The four Crimean museums that loaned the collection of ancient cultural items on the basis of lease contracts believe that the exhibits should return to them. Ukraine’s Culture Ministry, however, claims that these exhibits are the state property (of Ukraine) and should, therefore, be returned to Kiev.

“As it was mentioned in previous statements, the situation is unique and extremely complicated. Therefore, the museum deems it necessary to study the problems in detail and find a way out of the situation,” the museum said.

The Allard Pierson’s Museum has by now studied the legislation and international treaties under which the “Crimea: Gold and Secrets of the Black Sea” exhibition went to Amsterdam.

Malgin said that the Dutch museum’s decision was not unexpected for the Crimean residents. He believes that any decision, including a court one, to hand over the exhibits to Ukraine would be unacceptable. He recalled how Ukrainian troopers had shelled a museum in Donetsk damaging its exhibits.

“This fact speaks for itself. It shows how the Ukrainian authorities care for museum exhibits. I do hope that (the Scythian gold) will not be handed over to Kiev. Ukraine is not in a position to ensure the safety of museum exhibits. It would be absolutely impossible to hand over any new exhibits to it under these circumstances,” Malgin told Itar-Tass.

The Amsterdam University’s Allard Pierson Museum has been hosting the exhibition titled ‘Crimea: Gold and Secrets of the Black Sea’ since February 2014. It consists of exhibits loaned by a museum in Kiev and four museums in Crimea, which was a region of Ukraine back the time the items of the collection were consigned to the Netherlands.

Over 550 items that are on show in Amsterdam include pieces of goldsmithery, weapons and household appliances revealing the rich history of the Crimean peninsula.
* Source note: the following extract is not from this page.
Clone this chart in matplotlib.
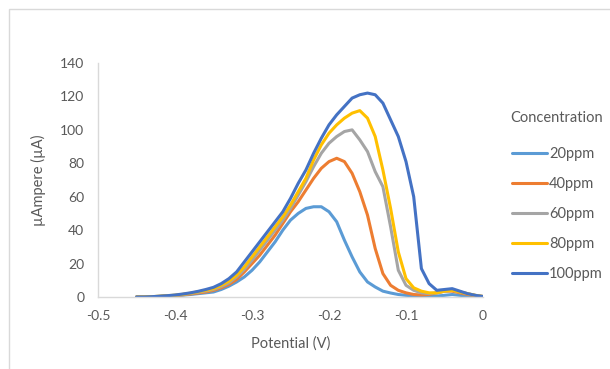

The problem of where to return the artifacts sprang up immediately after Crimea’s reunification with Russia on March 18, 2014. The Amsterdam museum has obligations both to the Ukrainian Ministry of Culture and the Crimean museums which are now in the territory of Russia.

“Crimea: Gold and Secrets of the Black Sea” exhibition will be open in Amsterdam until August 31.